Wednesday, December 7, 2016

Canada maintains rate as growth in line with forecast

    Canada's central bank left its benchmark Bank Rate at 0.50 percent, as widely expected, and said economic activity was largely as it had forecast with more moderate growth seen in the current quarter following a strong rebound in the third quarter from a very weak first half of the year.
    The Bank of Canada (BOC), which has maintained its rate since its last easing in July 2015, said consumption was robust and supported by new child benefits while the impact of federal infrastructure spending had yet to show up in economic data.
    Business investment and non-energy exports continue to disappoint and while there have been gains in employment there is still a significant amount of economic slack, in contrast the United States, the BOC said, almost foreshadowing next week's U.S. Federal Reserve decision.
    In October the BOC lowered its forecast for Canada's Gross Domestic Product to grow by 1.1 percent this year, down from 1.3 percent forecast in July, and to 2.0 percent in 2017, down from 2.2 percent. In 2018 the country's economy is still seen expanding by 2.1 percent.
    Canada's GDP grew by an annual rate of 1.3 percent in the third quarter, up from 1.1 percent in the second quarter when oil output was affected by wildfires in Alberta.
    Canada's inflation rate has risen in recent months but is still "slightly below expectations, largely due to lower food prices," the central bank said.
    Headline inflation in October rose to 1.5 percent in from 1.3 percent in September while core inflation eased to 1.7 percent from 1.8 percent in the previous two months.
    The BOC said the higher core inflation rate shows that economic slack is being offset by past exchange rate depreciation though this effect is dissipating.
    Canada's dollar has been trending downward against the U.S. dollar since 2013 but reversed course in mid-January this year when it rose sharply. But since early May it has been easing but was trading at 1.33 to the USD this morning, still up 4.1 percent since the start of the year. 
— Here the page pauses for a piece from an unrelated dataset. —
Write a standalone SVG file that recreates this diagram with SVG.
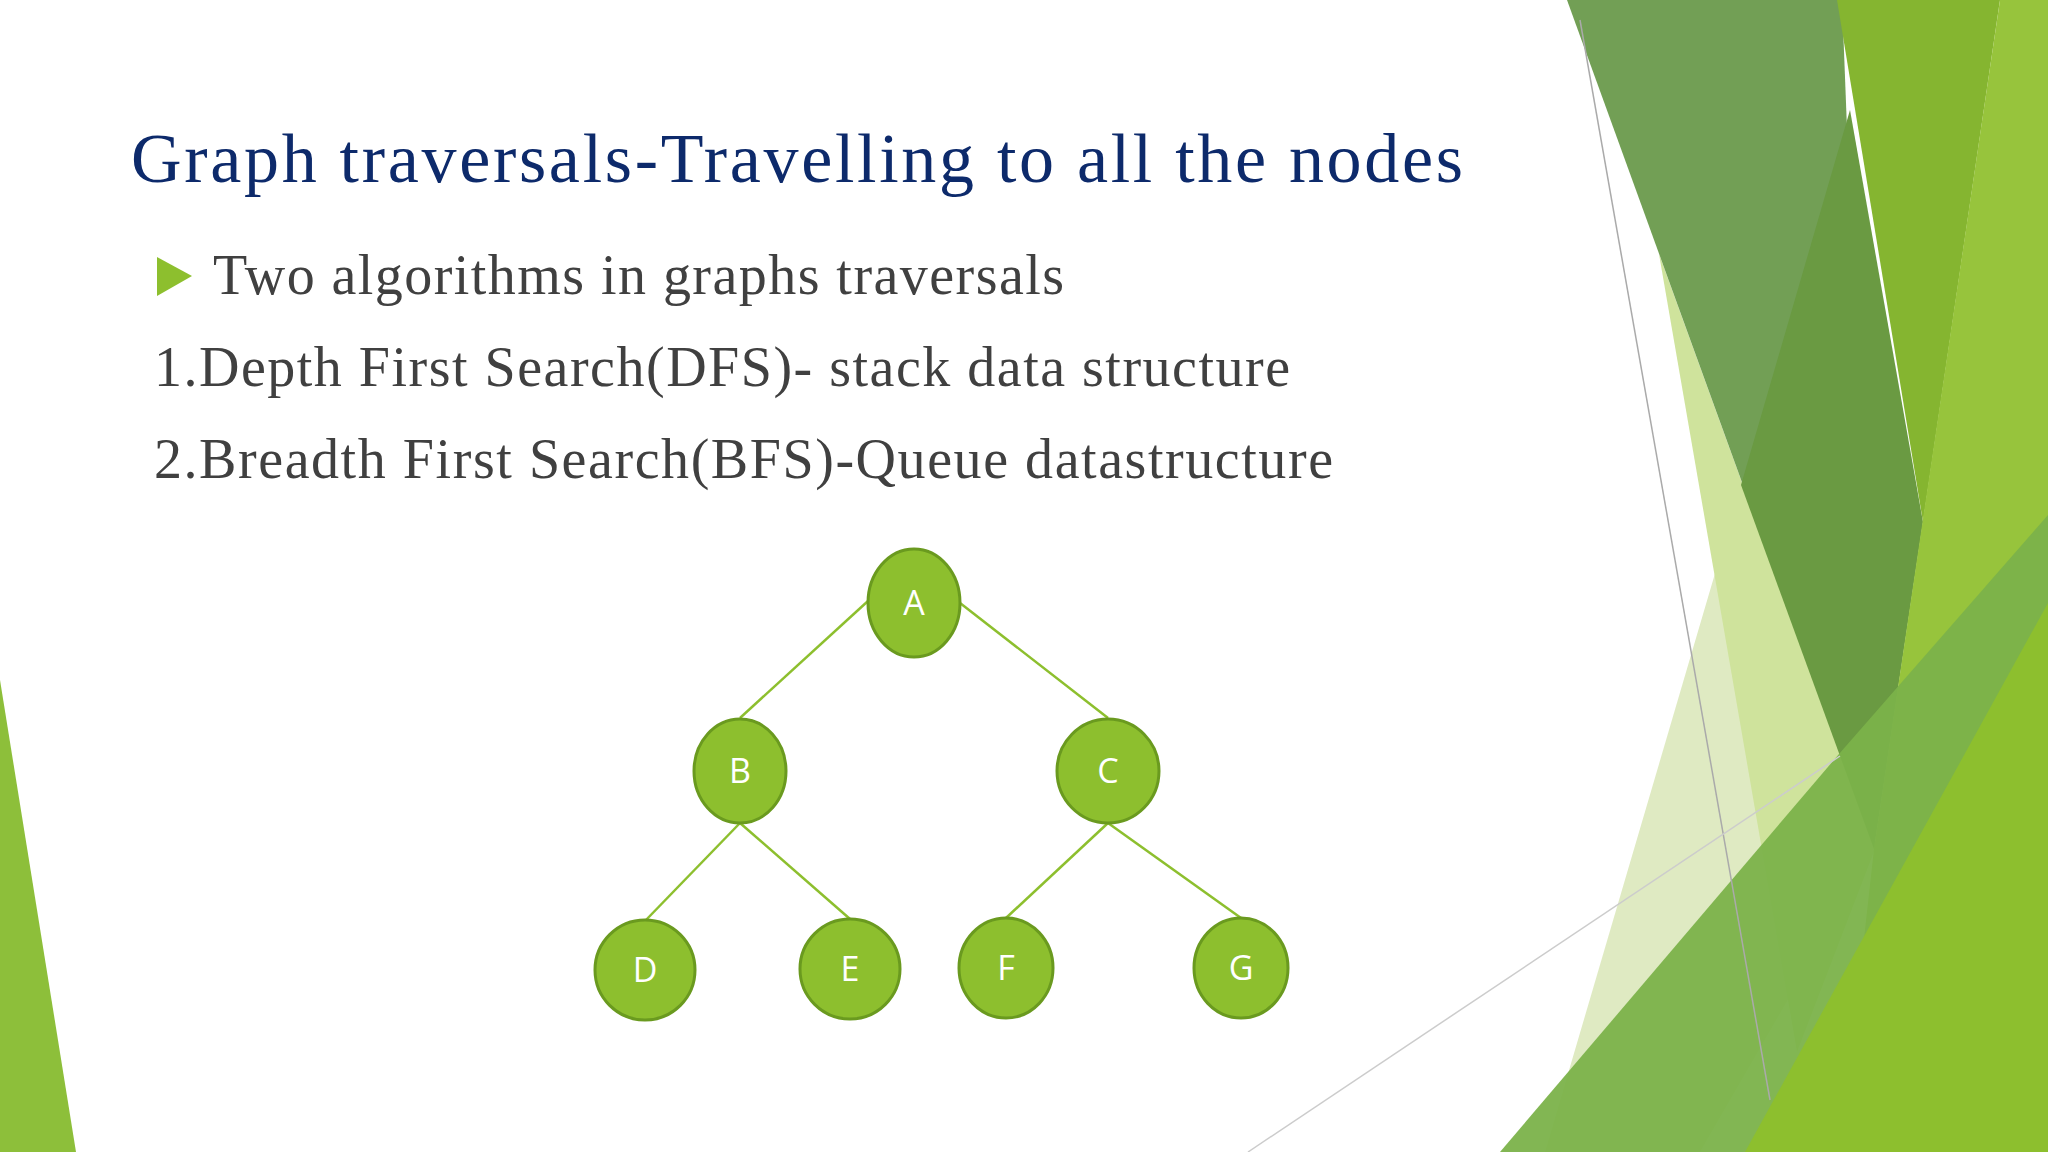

    The Bank of Canada issued the following statement:


"The Bank of Canada today announced that it is maintaining its target for the overnight rate at 1/2 per cent. The Bank Rate is correspondingly 3/4 per cent and the deposit rate is 1/4 per cent.
Economic data suggest that global economic conditions have strengthened, as the Bank anticipated in its October Monetary Policy Report (MPR). However, uncertainty, which has been undermining business confidence and dampening investment in Canada’s major trading partners, remains undiminished. Following the election in the United States, there has been a rapid back-up in global bond yields, partly reflecting market anticipation of fiscal expansion in a US economy that is near full capacity. Canadian yields have risen significantly in this context.
In Canada, the dynamics of growth are largely as the Bank anticipated. Following a very weak first half of 2016, growth in the third quarter rebounded strongly, but more moderate growth is anticipated in the fourth quarter. Consumption growth was robust in the third quarter, supported by the new Canada Child Benefit, while the effects of federal infrastructure spending are not yet evident in the GDP data. Meanwhile, business investment and non-energy goods exports continue to disappoint. There have been ongoing gains in employment, but a significant amount of economic slack remains in Canada, in contrast to the United States. While household imbalances continue to rise, these will be mitigated over time by announced changes to housing finance rules.
Total CPI inflation has picked up in recent months but is slightly below expectations, largely because of lower food prices. Core inflation is close to 2 per cent because the effect of persistent economic slack is still being offset by that of past exchange rate depreciation, although the latter effect is dissipating.
Overall, the Bank’s Governing Council judges that the current stance of monetary policy remains appropriate. Therefore, the target for the overnight rate remains at 1/2 per cent."